Hey all, Autumn here. I just wrote a long ass post and my laptop decided to do a windows update right as I was about to hit publish. FML. It’s so typical for something like that to happen to me. I’ll make this post less saturated and more to the point. The original post was full of sentiments about what’s going on in my life, how I felt compelled to jump in and try PSP life when Jill talked to me about it the other day… but then I admitted how overwhelmed I felt/feel after talking with Hadar and getting clear on the expectations: all the communication, the ground rules, etc. Days 1-3 passed and I read all the whats app chats as they came in, but I felt like an outsider and I didn’t have the desire to change from being strangers into being connected. I already have so many people in my life that I could be focusing on and strengthening those relationships. Not to mention that I take care of so many people day to day as a hairdresser so I am feeling like it’s too much pressure to take on another 20 relationships.
I also realized that all the goals I made on my PSP were just the tip of the iceberg to what is at the root of what I really need. I think right now I am needing a one-sided relationship that I don’t have to feel guilty about having…. so I am going to leave this as a thank-you-anyway and go find a new therapist or perhaps work with my coach again.
Thank you for your input when I put my goals out there.

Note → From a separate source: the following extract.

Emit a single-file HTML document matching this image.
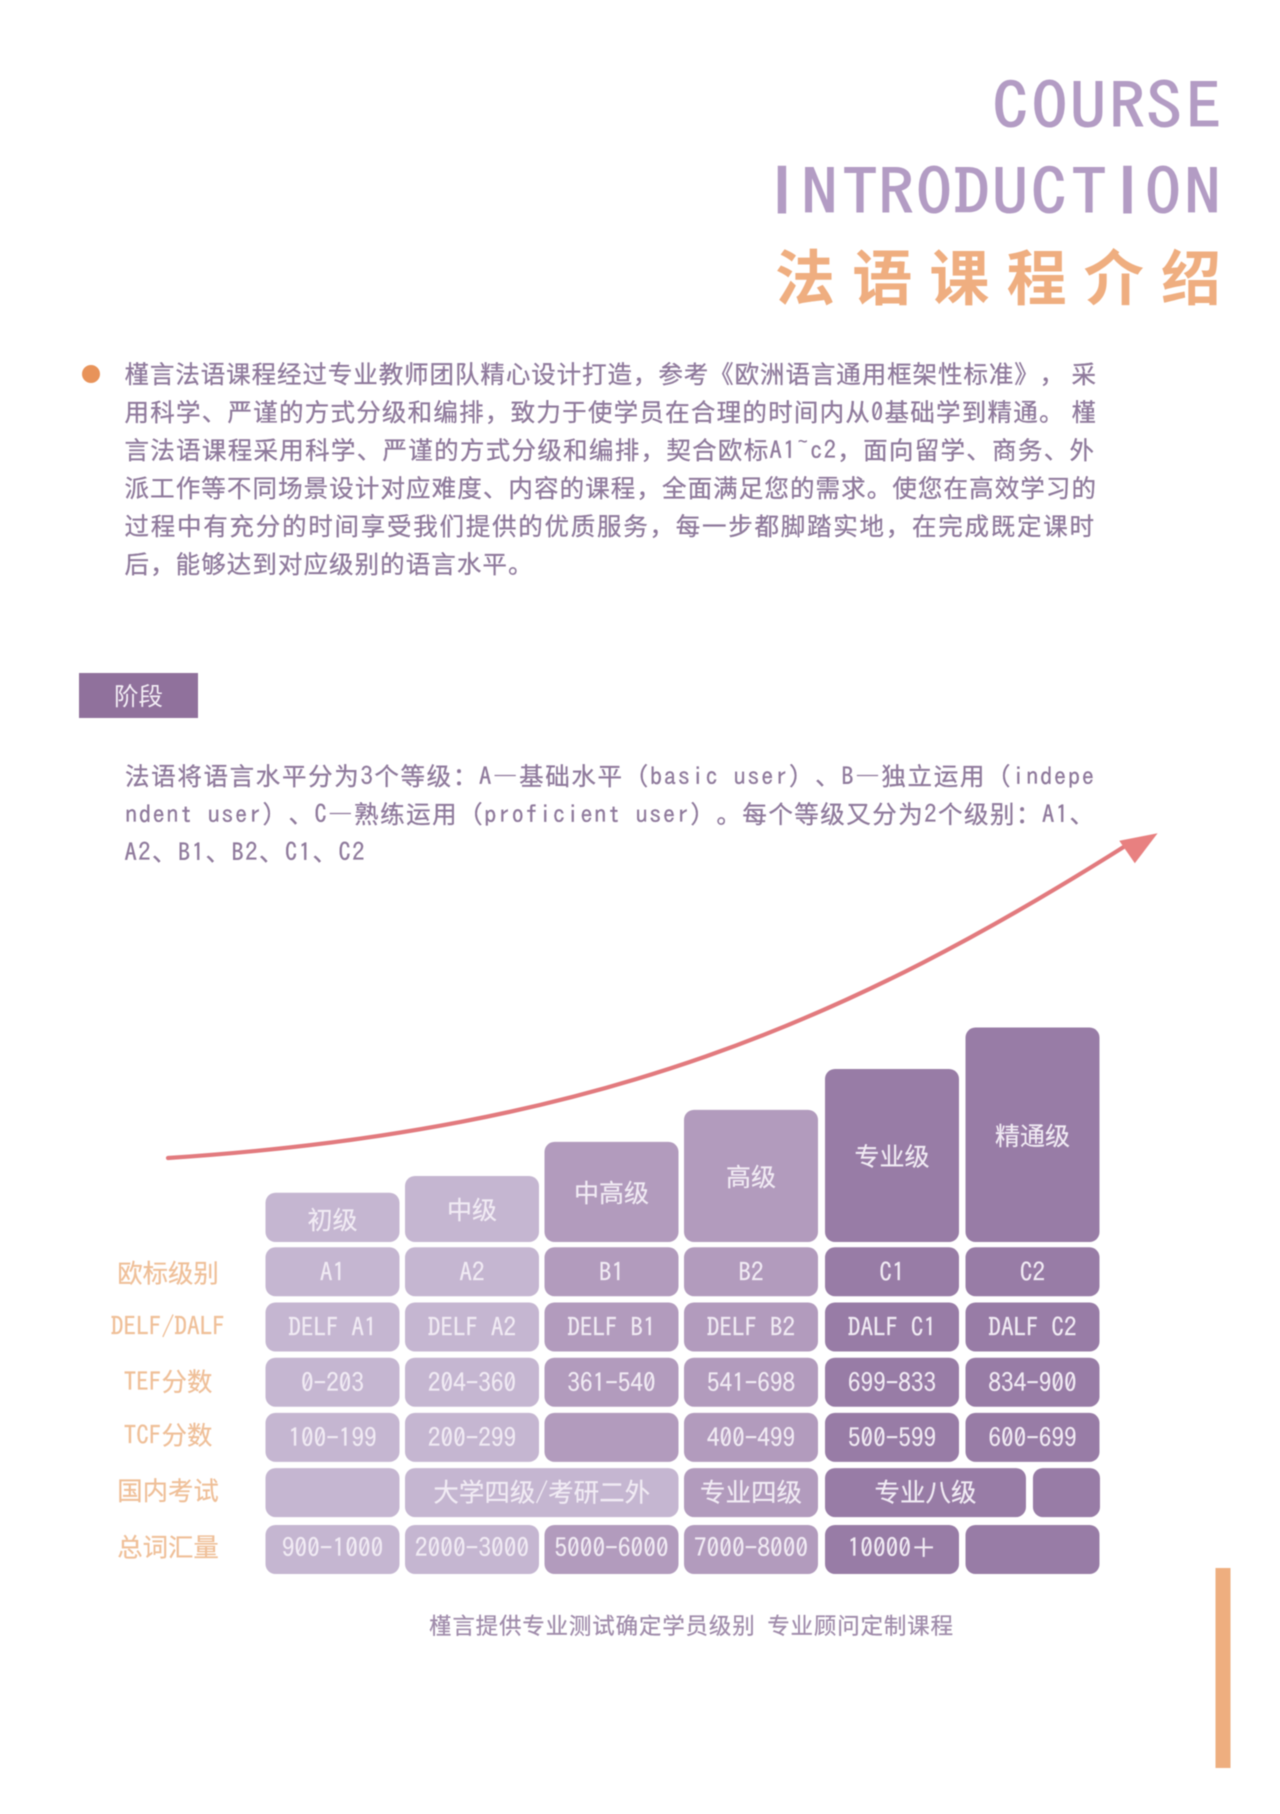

It was eye opening the last few days to see how my listed goals were so surface to what I really think I need and want after a few more days of marinating on it. I guess that’s why I should not join the group late next time. I wish you all the best and I hope you’re open to me joining at another time in the future. For now, I am committed to revisiting my PSP goals and adjusting them to suit my need for creating peace within myself, learn to be accepting, and to embrace my imperfections. This talent I have for being intensely hard on myself is no longer serving me. That’s definitely the root of what I REALLY need! Thanks all. 4444.